Thursday, 24 March 2011

The Finnish Women’s Bank Women in Cambodia


via CAAI

24 March 2011
news Newsdesk
 
These Cambodian women have received training in savings and loan operations, and are now managing the local village bank themselves.

These Cambodian women have received training in savings and loan operations, and are now managing the local village bank themselves.

In Asia, Women’s Bank is active in Cambodia and Nepal, operating primarily by financing village banks. Village banks operate in rural communities where financing services with reasonable interest rates are frequently out of reach for poor families. Village bank members are local women who, after receiving basic training in savings and loan operations, manage the bank themselves. The interest rate for loans is low and the local area benefits. Women have proved to be trustworthy clients: almost 100 percent of the loans are paid back on time.

Village bank projects are accompanied by educational programs: People are offered both counseling in financial skills and practical training such as farming cash crops or tailoring. “Merely handing out money is not a solution to poverty’, stresses Hanna Kallio, the head of communications group, "we believe that giving advice, education and a small start-up loan in the beginning will be much more effective in the long run."
Shanti Lama, in Nepal, has received vocational training to become a tailor and now has her own shop. She’s happy she can afford school supplies for her children with her own income.
Women's Bank was founded upon a vision of helping such women put their ideas into action – learning a vocation or even setting up a business. This meant providing direct, tangible help at grass-roots level: small loans, education in entrepreneurship and vocational training.

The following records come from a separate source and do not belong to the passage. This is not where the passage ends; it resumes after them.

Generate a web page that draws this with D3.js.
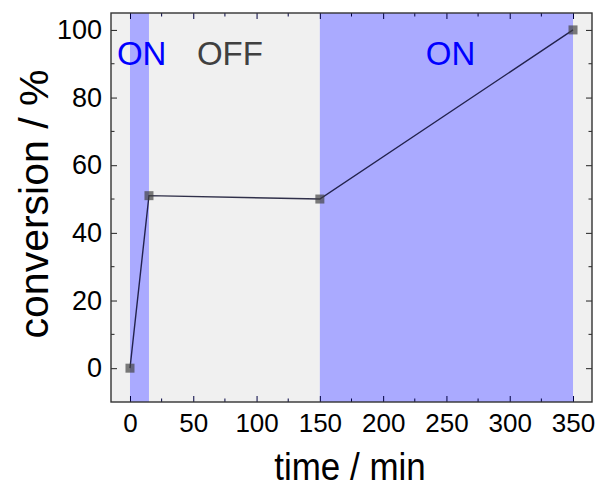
<!DOCTYPE html>
<html>
<head>
<meta charset="utf-8">
<script src="https://cdn.jsdelivr.net/npm/d3@7"></script>
<style>
  html, body { margin: 0; padding: 0; background: #fff; }
  svg text { font-family: "Liberation Sans", Arial, sans-serif; }
</style>
</head>
<body>
<svg id="chart" width="600" height="488"></svg>
<script>
// Data
const times = [0, 15, 150, 350];
const conversion = [0, 51, 50, 100];
const onPeriods = [[0, 15], [150, 350]];
const phaseLabels = ["ON", "OFF", "ON"];
const xTicks = [0, 50, 100, 150, 200, 250, 300, 350];
const yTicks = [0, 20, 40, 60, 80, 100];
const xMinorTicks = [25, 75, 125, 175, 225, 275, 325];
const yMinorTicks = [10, 30, 50, 70, 90];

const svg = d3.select("#chart");
const m = { left: 111, top: 13, right: 592, bottom: 402 };

const x = d3.scaleLinear().domain([-15, 365]).range([m.left, m.right]);
const y = d3.scaleLinear().domain([-10, 105]).range([m.bottom, m.top]);

// background
svg.append("rect")
  .attr("x", m.left).attr("y", m.top)
  .attr("width", m.right - m.left).attr("height", m.bottom - m.top)
  .attr("fill", "#f0f0f0");

// ON periods
svg.selectAll("rect.on").data(onPeriods).enter().append("rect")
  .attr("class", "on")
  .attr("x", d => x(d[0])).attr("y", m.top)
  .attr("width", d => x(d[1]) - x(d[0]))
  .attr("height", m.bottom - m.top)
  .attr("fill", "#aaaaff");

// Phase labels
const labelColors = ["#0000ff", "#404040", "#0000ff"];
const labelAnchors = [-10.3, 52.9, 233.7];
svg.selectAll("text.phase").data(phaseLabels).enter().append("text")
  .attr("class", "phase")
  .attr("x", (d, i) => x(labelAnchors[i]))
  .attr("y", 65)
  .attr("font-size", 33)
  .attr("fill", (d, i) => labelColors[i])
  .text(d => d);

// Line
const pts = times.map((t, i) => [t, conversion[i]]);
svg.append("path")
  .datum(pts)
  .attr("d", d3.line().x(d => x(d[0])).y(d => y(d[1])))
  .attr("fill", "none")
  .attr("stroke", "#000020")
  .attr("stroke-opacity", 0.8)
  .attr("stroke-width", 1.4);

// markers
svg.selectAll("rect.pt").data(pts).enter().append("rect")
  .attr("class", "pt")
  .attr("x", d => x(d[0]) - 4.5).attr("y", d => y(d[1]) - 4.5)
  .attr("width", 9).attr("height", 9)
  .attr("fill", "#404040")
  .attr("fill-opacity", 0.68);

// Axes
const tickLen = 6, minorLen = 3.5;
const axisColor = "#222";
// bottom
const xAxis = d3.axisBottom(x).tickValues(xTicks).tickSizeInner(-tickLen).tickSizeOuter(0).tickPadding(12);
const gx = svg.append("g").attr("transform", `translate(0,${m.bottom})`).call(xAxis);
gx.selectAll("text").attr("font-size", 26).attr("fill", "#000").attr("font-family", "Liberation Sans, Arial, sans-serif");
gx.select(".domain").remove();
gx.selectAll(".tick line").attr("stroke", "#000040");
// top
const gxt = svg.append("g").attr("transform", `translate(0,${m.top})`)
  .call(d3.axisTop(x).tickValues(xTicks).tickSizeInner(-tickLen).tickSizeOuter(0).tickFormat(""));
gxt.select(".domain").remove();
gxt.selectAll(".tick line").attr("stroke", "#000040");
// left
const yAxis = d3.axisLeft(y).tickValues(yTicks).tickSizeInner(-tickLen).tickSizeOuter(0).tickPadding(9);
const gy = svg.append("g").attr("transform", `translate(${m.left},0)`).call(yAxis);
gy.selectAll("text").attr("font-size", 27).attr("fill", "#000").attr("font-family", "Liberation Sans, Arial, sans-serif");
gy.select(".domain").remove();
gy.selectAll(".tick line").attr("stroke", axisColor);
// right
const gyr = svg.append("g").attr("transform", `translate(${m.right},0)`)
  .call(d3.axisRight(y).tickValues(yTicks).tickSizeInner(-tickLen).tickSizeOuter(0).tickFormat(""));
gyr.select(".domain").remove();
gyr.selectAll(".tick line").attr("stroke", axisColor);

// minor ticks
const minor = svg.append("g");
xMinorTicks.forEach(v => {
  minor.append("line").attr("x1", x(v)).attr("x2", x(v)).attr("y1", m.bottom).attr("y2", m.bottom - minorLen).attr("stroke", "#000040");
  minor.append("line").attr("x1", x(v)).attr("x2", x(v)).attr("y1", m.top).attr("y2", m.top + minorLen).attr("stroke", "#000040");
});
yMinorTicks.forEach(v => {
  minor.append("line").attr("x1", m.left).attr("x2", m.left + minorLen).attr("y1", y(v)).attr("y2", y(v)).attr("stroke", axisColor);
  minor.append("line").attr("x1", m.right).attr("x2", m.right - minorLen).attr("y1", y(v)).attr("y2", y(v)).attr("stroke", axisColor);
});

// frame
svg.append("rect")
  .attr("x", m.left).attr("y", m.top)
  .attr("width", m.right - m.left).attr("height", m.bottom - m.top)
  .attr("fill", "none").attr("stroke", "#333").attr("stroke-width", 1.4);

// Axis titles
svg.append("text")
  .attr("transform", "translate(350,480) scale(0.92,1)")
  .attr("text-anchor", "middle").attr("font-size", 38).attr("fill", "#000")
  .text("time / min");
svg.append("text")
  .attr("transform", "translate(48,204) rotate(-90)")
  .attr("text-anchor", "middle").attr("font-size", 41).attr("fill", "#000")
  .text("conversion / %");
</script>
</body>
</html>
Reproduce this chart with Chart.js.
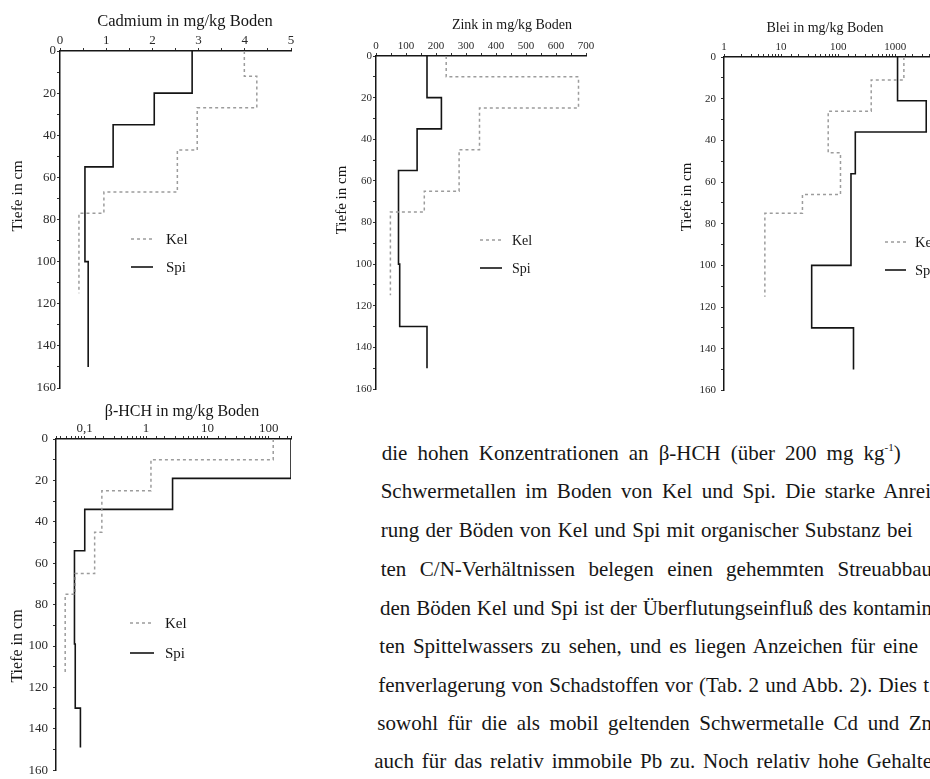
<!DOCTYPE html>
<html>
<head>
<meta charset="utf-8">
<script src="https://cdn.jsdelivr.net/npm/chart.js@4.4.1/dist/chart.umd.min.js"></script>
<style>
  html, body { margin: 0; padding: 0; background: #fff; overflow: hidden; }
  body { width: 930px; height: 779px; position: relative; font-family: "Liberation Serif", "Times New Roman", serif; }
  .plot { position: absolute; }
  .plot canvas { display: block; }
  .line { position: absolute; white-space: nowrap; font-size: 21px; line-height: 24px; color: #161616; }
  .line sup { font-size: 11px; vertical-align: 9px; line-height: 0; }
</style>
</head>
<body>
<div class="plot" style="left:0px;top:0px"><canvas id="cdChart" width="301" height="398"></canvas></div>
<div class="plot" style="left:311px;top:0px"><canvas id="znChart" width="285" height="399"></canvas></div>
<div class="plot" style="left:640px;top:0px"><canvas id="pbChart" width="326" height="402"></canvas></div>
<div class="plot" style="left:0px;top:390px"><canvas id="hchChart" width="301" height="393"></canvas></div>
<script>
// Soil profiles: depth = layer boundaries in cm, value = one concentration per layer (mg/kg)

// Cadmium
const cdKelDepth = [0, 12, 27, 47, 67, 77, 115];
const cdKelValue = [3.99, 4.26, 2.97, 2.54, 0.95, 0.41];
const cdSpiDepth = [0, 20, 35, 55, 100, 150];
const cdSpiValue = [2.86, 2.04, 1.15, 0.54, 0.61];

// Zink
const znKelDepth = [0, 10, 25, 45, 65, 75, 115];
const znKelValue = [234, 675, 345, 277, 161, 48];
const znSpiDepth = [0, 20, 35, 55, 100, 130, 150];
const znSpiValue = [170, 218, 137, 75, 79, 170];

// Blei
const pbKelDepth = [0, 11, 26, 46, 66, 75, 115];
const pbKelValue = [1420, 380, 67, 110, 23.7, 5.2];
const pbSpiDepth = [0, 21, 36, 56, 100, 130, 150];
const pbSpiValue = [1100, 3500, 200, 168, 34.4, 186];

// beta-HCH
const hchKelDepth = [0, 10, 25, 45, 65, 75, 114];
const hchKelValue = [118, 1.2, 0.19, 0.145, 0.07, 0.048];
const hchSpiDepth = [0, 19, 34, 54, 99, 130, 149];
const hchSpiValue = [230, 2.7, 0.1, 0.068, 0.07, 0.085];

// depth axis ticks (labelled every 20 cm)
const depthMax = 160;
const depthStep = 10;
const depthLabelEvery = 20;

const seriesNames = ["Kel", "Spi"];
const depthTitle = "Tiefe in cm";

// running text beside the last chart
const textLines = [
    "die hohen Konzentrationen an β-HCH (über 200 mg kg<sup>-1</sup>)",
    "Schwermetallen im Boden von Kel und Spi. Die starke Anrei",
    "rung der Böden von Kel und Spi mit organischer Substanz bei",
    "ten C/N-Verhältnissen belegen einen gehemmten Streuabbau",
    "den Böden Kel und Spi ist der Überflutungseinfluß des kontamin",
    "ten Spittelwassers zu sehen, und es liegen Anzeichen für eine",
    "fenverlagerung von Schadstoffen vor (Tab. 2 und Abb. 2). Dies t",
    "sowohl für die als mobil geltenden Schwermetalle Cd und Zn",
    "auch für das relativ immobile Pb zu. Noch relativ hohe Gehalte",
];

(function () {
    "use strict";

    const SERIF = '"Liberation Serif", "Times New Roman", serif';
    const INK = "#161616";

    // one point at the top and bottom of every layer -> step profile
    function stepPoints(depth, value) {
        const pts = [];
        value.forEach((v, i) => {
            pts.push({ x: v, y: depth[i] });
            pts.push({ x: v, y: depth[i + 1] });
        });
        return pts;
    }

    function decadeLabel(v) {
        const e = Math.round(Math.log10(v));
        if (Math.abs(Math.log10(v) - e) > 1e-6) return "";
        if (e < 0) return "0," + "0".repeat(-e - 1) + "1";
        return String(Math.pow(10, e));
    }

    // axis titles and the small legend inside the plot
    const paperLabels = {
        id: "paperLabels",
        afterDraw(chart, args, o) {
            const ctx = chart.ctx;
            ctx.save();
            ctx.fillStyle = INK;
            ctx.textAlign = "center";
            ctx.textBaseline = "middle";
            ctx.font = o.titleSize + "px " + SERIF;
            ctx.fillText(o.xTitle, o.xTitleAt[0], o.xTitleAt[1]);

            ctx.save();
            ctx.translate(o.yTitleAt[0], o.yTitleAt[1]);
            ctx.rotate(-Math.PI / 2);
            ctx.font = o.yTitleSize + "px " + SERIF;
            ctx.fillText(depthTitle, 0, 0);
            ctx.restore();

            ctx.font = o.legendSize + "px " + SERIF;
            ctx.textAlign = "left";
            chart.data.datasets.forEach((ds, i) => {
                const y = o.legendAt[1] + i * o.legendGap;
                ctx.beginPath();
                ctx.setLineDash(ds.borderDash || []);
                ctx.strokeStyle = ds.borderColor;
                ctx.lineWidth = ds.borderWidth;
                ctx.moveTo(o.legendAt[0], y);
                ctx.lineTo(o.legendAt[0] + o.sampleW, y);
                ctx.stroke();
                ctx.setLineDash([]);
                ctx.fillStyle = INK;
                ctx.fillText(ds.label, o.legendAt[0] + o.sampleW + o.textGap, y + 1);
            });
            ctx.restore();
        },
    };

    function profileChart(id, cfg) {
        return new Chart(document.getElementById(id), {
            type: "scatter",
            data: {
                datasets: [
                    {
                        label: seriesNames[0],
                        data: stepPoints(cfg.kelDepth, cfg.kelValue),
                        showLine: true,
                        borderColor: "#9c9c9c",
                        borderWidth: 1.5,
                        borderDash: [3, 3],
                        pointRadius: 0,
                    },
                    {
                        label: seriesNames[1],
                        data: stepPoints(cfg.spiDepth, cfg.spiValue),
                        showLine: true,
                        borderColor: "#141414",
                        borderWidth: 1.6,
                        pointRadius: 0,
                    },
                ],
            },
            options: {
                responsive: false,
                animation: false,
                events: [],
                layout: { padding: { left: 0, top: 0, right: 10, bottom: 10 } },
                plugins: {
                    legend: { display: false },
                    tooltip: { enabled: false },
                    paperLabels: cfg.labels,
                },
                scales: {
                    x: Object.assign(
                        {
                            position: "top",
                            afterFit: (s) => { s.height = cfg.xAxisH; },
                            grid: { drawOnChartArea: false, tickLength: 3, color: "#333" },
                            border: { color: INK, width: 1.5 },
                        },
                        cfg.x,
                        {
                            ticks: Object.assign(
                                {
                                    autoSkip: false,
                                    maxRotation: 0,
                                    padding: 0,
                                    color: "#2a2a2a",
                                    font: { family: SERIF, size: cfg.tickSize },
                                },
                                cfg.x.ticks
                            ),
                        }
                    ),
                    y: {
                        type: "linear",
                        min: 0,
                        max: depthMax,
                        reverse: true,
                        afterFit: (s) => { s.width = cfg.yAxisW; },
                        grid: { drawOnChartArea: false, tickLength: 3, color: "#333" },
                        border: { color: INK, width: 1.5 },
                        ticks: {
                            stepSize: depthStep,
                            autoSkip: false,
                            padding: cfg.yPad,
                            color: "#2a2a2a",
                            font: { family: SERIF, size: cfg.tickSize },
                            callback: (v) => (v % depthLabelEvery === 0 ? v : ""),
                        },
                    },
                },
            },
            plugins: [paperLabels],
        });
    }

    profileChart("cdChart", {
        kelDepth: cdKelDepth, kelValue: cdKelValue,
        spiDepth: cdSpiDepth, spiValue: cdSpiValue,
        xAxisH: 51, yAxisW: 60, tickSize: 13, yPad: 1,
        x: {
            type: "linear", min: 0, max: 5,
            ticks: { stepSize: 0.5, callback: (v) => (Number.isInteger(v) ? v : "") },
        },
        labels: {
            xTitle: "Cadmium in mg/kg Boden", xTitleAt: [185, 22], titleSize: 16.5,
            yTitleAt: [18, 196], yTitleSize: 15.5,
            legendAt: [131, 239], legendGap: 28, sampleW: 22, textGap: 13, legendSize: 15,
        },
    });

    profileChart("znChart", {
        kelDepth: znKelDepth, kelValue: znKelValue,
        spiDepth: znSpiDepth, spiValue: znSpiValue,
        xAxisH: 56, yAxisW: 65, tickSize: 11, yPad: 1,
        x: {
            type: "linear", min: 0, max: 700,
            ticks: { stepSize: 50, callback: (v) => (v % 100 === 0 ? v : "") },
        },
        labels: {
            xTitle: "Zink in mg/kg Boden", xTitleAt: [201, 25], titleSize: 14,
            yTitleAt: [31, 200], yTitleSize: 15,
            legendAt: [169, 240], legendGap: 28, sampleW: 22, textGap: 10, legendSize: 14,
        },
    });

    profileChart("pbChart", {
        kelDepth: pbKelDepth, kelValue: pbKelValue,
        spiDepth: pbSpiDepth, spiValue: pbSpiValue,
        xAxisH: 57, yAxisW: 84, tickSize: 11, yPad: 5,
        x: {
            type: "logarithmic", min: 1, max: 10000,
            ticks: { callback: decadeLabel },
        },
        labels: {
            xTitle: "Blei in mg/kg Boden", xTitleAt: [185, 28], titleSize: 14,
            yTitleAt: [47, 197], yTitleSize: 15,
            legendAt: [245, 242], legendGap: 28, sampleW: 21, textGap: 9, legendSize: 14.5,
        },
    });

    profileChart("hchChart", {
        kelDepth: hchKelDepth, kelValue: hchKelValue,
        spiDepth: hchSpiDepth, spiValue: hchSpiValue,
        xAxisH: 49, yAxisW: 56, tickSize: 13, yPad: 5,
        x: {
            type: "logarithmic", min: 0.034, max: 230,
            ticks: { callback: decadeLabel },
        },
        labels: {
            xTitle: "β-HCH in mg/kg Boden", xTitleAt: [182, 22], titleSize: 16,
            yTitleAt: [18, 256], yTitleSize: 16,
            legendAt: [130, 233], legendGap: 30, sampleW: 24, textGap: 11, legendSize: 15,
        },
    });

    // justified text lines, spread so each ends where the scan shows it
    const lineLeft = [381.7, 380.7, 380.7, 380.7, 380, 379.3, 378.3, 377.3, 374.3];
    const lineRight = [900.7, 931, 912.7, 932, 932, 918, 929, 932, 932];
    const lineMid = [455, 493, 532, 571, 610, 648, 687, 725, 763];

    textLines.forEach((t, i) => {
        const el = document.createElement("div");
        el.className = "line";
        el.innerHTML = t;
        el.style.left = lineLeft[i] + "px";
        el.style.top = (lineMid[i] - 14.4) + "px";
        document.body.appendChild(el);
        const w = el.getBoundingClientRect().width;
        const gaps = (el.textContent.match(/ /g) || []).length;
        if (gaps) el.style.wordSpacing = ((lineRight[i] - lineLeft[i] - w) / gaps) + "px";
    });
})();
</script>
</body>
</html>
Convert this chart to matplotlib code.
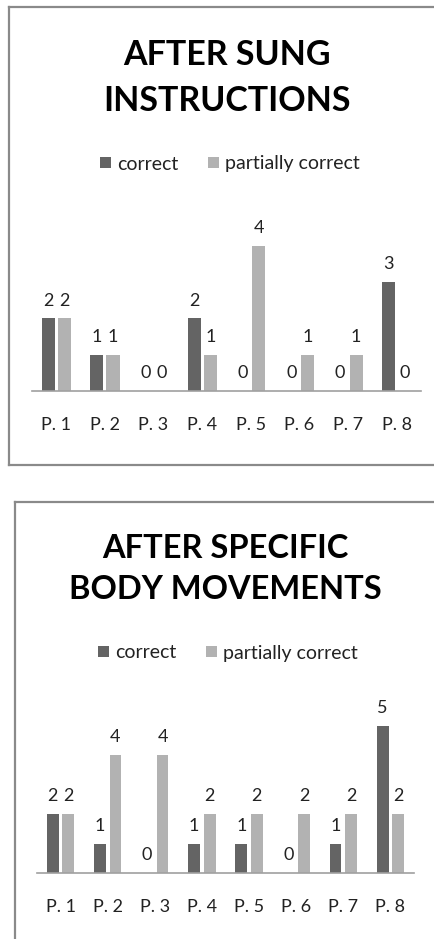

Attitudes also had to be changed, since in many countries women are not thought of as independent entrepreneurs and leaders. According to the Women's Bank ideology, gaining approval for women's entrepreneurship is the most efficient way of decreasing poverty in the world, as women and girls often form a forgotten resource.

Today Women's Bank is active in 12 countries on three continents, receives donations from corporations and private citizens, and is managed in cooperation with volunteers and Finn Church Aid.

Kong Sam An in Cambodia was a member of the local Village Bank for two years. With the skills and resources acquired during the membership, she has managed to expand her small kiosk into a general store.